September 23rd
Journal entry one. I'm Liz Parker and five days ago I died. After that, things got really weird.
September 24th
It's September 24th, I'm Liz Parker and five days ago I died. But then the really amazing thing happened. I came to life.
September 27th
I'm Liz Parker and I will never look at the stars in the sky the same way again. I'll never look at anything the same way again. What did Max Evans mean when he said, "I'll see you in school?" Was it "I won't be able to breathe until we meet again" or was it just something someone says to, like, fill space? And what is he thinking right now? Is he also obsessed, tortured, going through one sleepless night to the next, wondering what's going to happen between us? Ever since I found out about Max and Michael and Isabel, I've been thinking a lot about secrets. That for everyone who has a secret, there? someone else who needs to know what that secret is.

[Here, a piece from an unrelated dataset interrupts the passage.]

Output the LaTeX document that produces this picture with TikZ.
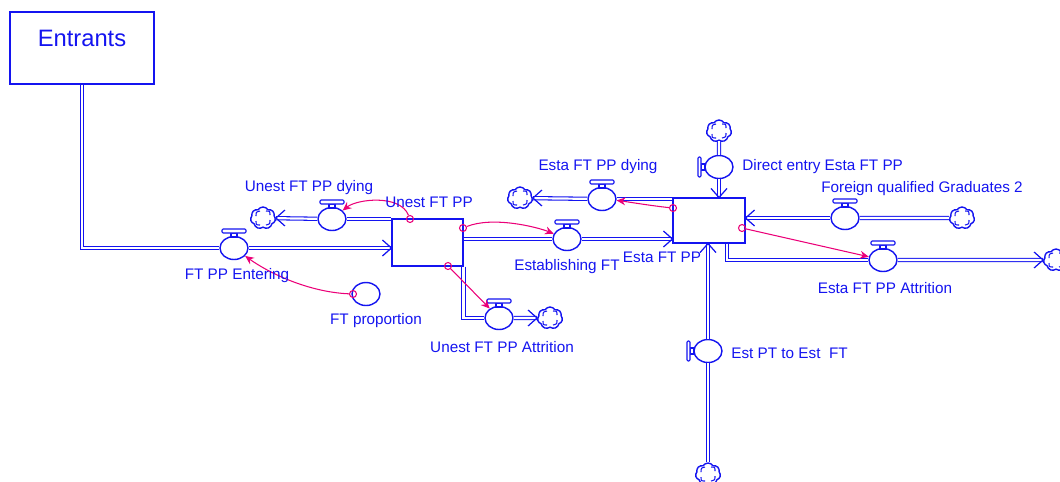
\documentclass[tikz,border=0pt]{standalone}
\usepackage{fontspec}
\setmainfont{Liberation Sans}
\usetikzlibrary{shapes.geometric,shapes.symbols,arrows.meta,calc}
\definecolor{fblue}{RGB}{20,20,240}
\definecolor{lpink}{RGB}{235,0,120}
\begin{document}
\begin{tikzpicture}[x=0.02cm,y=-0.02cm,
  flow/.style={draw=fblue, double=white, double distance=1.25pt, line width=0.6pt},
  valve/.style={ellipse, draw=fblue, line width=0.8pt, fill=white, minimum width=0.56cm, minimum height=0.46cm, inner sep=0pt},
  stock/.style={rectangle, draw=fblue, line width=0.65pt, fill=white, inner sep=0pt},
  cloudn/.style={cloud, cloud puffs=7, cloud puff arc=115, draw=fblue, line width=0.8pt, fill=white, minimum width=0.5cm, minimum height=0.44cm, inner sep=0pt},
  lbl/.style={text=fblue, font=\fontsize{8.7}{10}\selectfont, inner sep=0pt},
  link/.style={draw=lpink, line width=0.6pt, -{Stealth[length=5pt,width=4.5pt]}},
  lorig/.style={circle, draw=lpink, line width=0.6pt, minimum size=0.14cm, inner sep=0pt},
  chev/.pic={\draw[fblue, line width=0.7pt] (-9,-8) -- (0,0) -- (-9,8);},
  htop/.pic={\draw[fblue, line width=0.6pt, fill=white] (-3,-15) rectangle (3,-11);
             \draw[fblue, line width=0.6pt, fill=white, rounded corners=0.6pt] (-12,-19) rectangle (12,-15);},
  hleft/.pic={\draw[fblue, line width=0.6pt, fill=white] (-18,-3) rectangle (-14,3);
              \draw[fblue, line width=0.6pt, fill=white, rounded corners=0.6pt] (-21,-10) rectangle (-18,10);},
  swirl/.pic={\draw[fblue, line width=0.6pt]
     (-7,-2) .. controls (-7,-6) .. (-3,-7)
     (3,-7) .. controls (7,-7) .. (7,-3)
     (7,2) .. controls (7,6) .. (3,7)
     (-3,7) .. controls (-7,7) .. (-7,3);}
]
\useasboundingbox (0,0) rectangle (1060,481);

% stocks
\node[stock, minimum width=2.88cm, minimum height=1.44cm] (entr) at (82,48) {};
\node[text=fblue, font=\fontsize{13.5}{16}\selectfont, inner sep=0pt] (entrt) at (82,38) {Entrants};
\node[stock, minimum width=1.42cm, minimum height=0.94cm] (unest) at (427.5,242.5) {};
\node[stock, minimum width=1.44cm, minimum height=0.9cm] (esta) at (709,220.5) {};

% valves and auxiliaries
\node[valve] (fpe) at (234,248) {};
\node[valve] (udy) at (332,219) {};
\node[valve] (ftp) at (366,294) {};
\node[valve] (est) at (567,239) {};
\node[valve] (uat) at (499,318) {};
\node[valve] (edy) at (602,199) {};
\node[valve] (dir) at (719,167) {};
\node[valve] (fq) at (845,218) {};
\node[valve] (eat) at (883,260) {};
\node[valve] (ept) at (708,351) {};

% clouds
\node[cloudn] (c1) at (263,218) {};
\node[cloudn] (c2) at (550,318) {};
\node[cloudn] (c3) at (520,198) {};
\node[cloudn] (c4) at (719,131) {};
\node[cloudn] (c5) at (962,218) {};
\node[cloudn] (c6) at (1056,260) {};
\node[cloudn] (c7) at (708,474) {};
\foreach \c in {c1,c2,c3,c4,c5,c6,c7} {\pic at (\c) {swirl};}

% pipes
\draw[flow] (entr.south) |- (fpe);
\draw[flow] (fpe) -- (fpe -| unest.west);
\draw[flow] (udy -| unest.west) -- (udy);
\draw[flow] (udy) -- (c1);
\draw[flow] (est -| unest.east) -- (est);
\draw[flow] (est) -- (est -| esta.west);
\draw[flow] (unest.south east) |- (uat);
\draw[flow] (uat) -- (c2);
\draw[flow] (edy -| esta.west) -- (edy);
\draw[flow] (edy) -- (c3);
\draw[flow] (c4) -- (dir);
\draw[flow] (dir) -- (dir |- esta.north);
\draw[flow] (c5) -- (fq);
\draw[flow] (fq) -- (fq -| esta.east);
\draw[flow] ($(esta.south)+(18,0)$) |- (eat);
\draw[flow] (eat) -- (c6);
\draw[flow] (c7) -- (ept);
\draw[flow] (ept) -- (ept |- esta.south);

% chevrons
\pic at (fpe -| unest.west) {chev};
\pic[rotate=180] at (c1.east) {chev};
\pic at (est -| esta.west) {chev};
\pic at (c2.west) {chev};
\pic[rotate=180] at (c3.east) {chev};
\pic[rotate=-90] at (dir |- esta.north) {chev};
\pic[rotate=180] at (fq -| esta.east) {chev};
\pic at (c6.west) {chev};
\pic[rotate=90] at (ept |- esta.south) {chev};

% handles
\foreach \v in {fpe,udy,est,uat,edy,fq,eat} {\pic at (\v) {htop};}
\pic at (dir) {hleft};
\pic at (ept) {hleft};

% links
\node[lorig] (o1) at (353,294) {};
\node[lorig] (o2) at (410,219) {};
\node[lorig] (o3) at (463,228) {};
\node[lorig] (o4) at (448,266) {};
\node[lorig] (o5) at (673,208) {};
\node[lorig] (o6) at (742,228) {};
\draw[link] (o1) .. controls +(-45,-2) and +(35,25) .. (fpe);
\draw[link] (o2) .. controls +(-10,-25) and +(25,-20) .. (udy);
\draw[link] (o3) .. controls +(30,-12) and +(-30,-12) .. (est);
\draw[link] (o4) -- (uat);
\draw[link] (o5) .. controls +(-20,-2) and +(20,2) .. (edy);
\draw[link] (o6) -- (eat);

% labels
\node[lbl] (lfpe) at (237,276) {FT PP Entering};
\node[lbl] (ludy) at (309,188) {Unest FT PP dying};
\node[lbl] (lunest) at (429,202) {Unest FT PP};
\node[lbl] (lftp) at (376,321) {FT proportion};
\node[lbl] (lest) at (567,267) {Establishing FT};
\node[lbl] (luat) at (502,347) {Unest FT PP Attrition};
\node[lbl] (lesta) at (662,257) {Esta FT PP};
\node[lbl] (ledy) at (598,167) {Esta FT PP dying};
\node[lbl, anchor=west] (ldir) at (742,167) {Direct entry Esta FT PP};
\node[lbl] (lfq) at (922,189) {Foreign qualified Graduates 2};
\node[lbl] (leat) at (885,288) {Esta FT PP Attrition};
\node[lbl, anchor=west] (lept) at (731,353) {Est PT to Est\ \ FT};
\end{tikzpicture}
\end{document}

How sometimes secrets keep people from feeling like they belong. And sometimes secrets make you feel like you do belong. And now even I, Liz Parker, the smallest of small town girls with the simplest of lives-- even I have something to hide.
October 19th
It's October 19th. I'm Liz Parker and this is what I've been thinking. Can life ever go back to normal? And that's not even the difficult part. The difficult part is when you follow your heart, you leave normal, you go into the unknown. And once you do, you can never go back.
October 28th
I've missed a few days. But in my absence I've been thinking about some things, about life before Max Evans saved me, of how I used to pray for something to happen, something to just break the routine, you know, of school and work...something that would make a small town feel bigger, that would make a small town girl feel bigger, too. And ever since I got my wish and Max Evans patched a bullet hole 2 inches below my ribs, I realized one thing...that the bigger your world gets, the bigger your problems get, too.
December 1st
The heat wave finally broke and I'm probably the only person in Roswell who didn't benefit from it. But it's for the best. Because if Max Evans and I had given in to temptation, if we had kissed each other even once, it would have taken us somewhere we both know we never should have gone.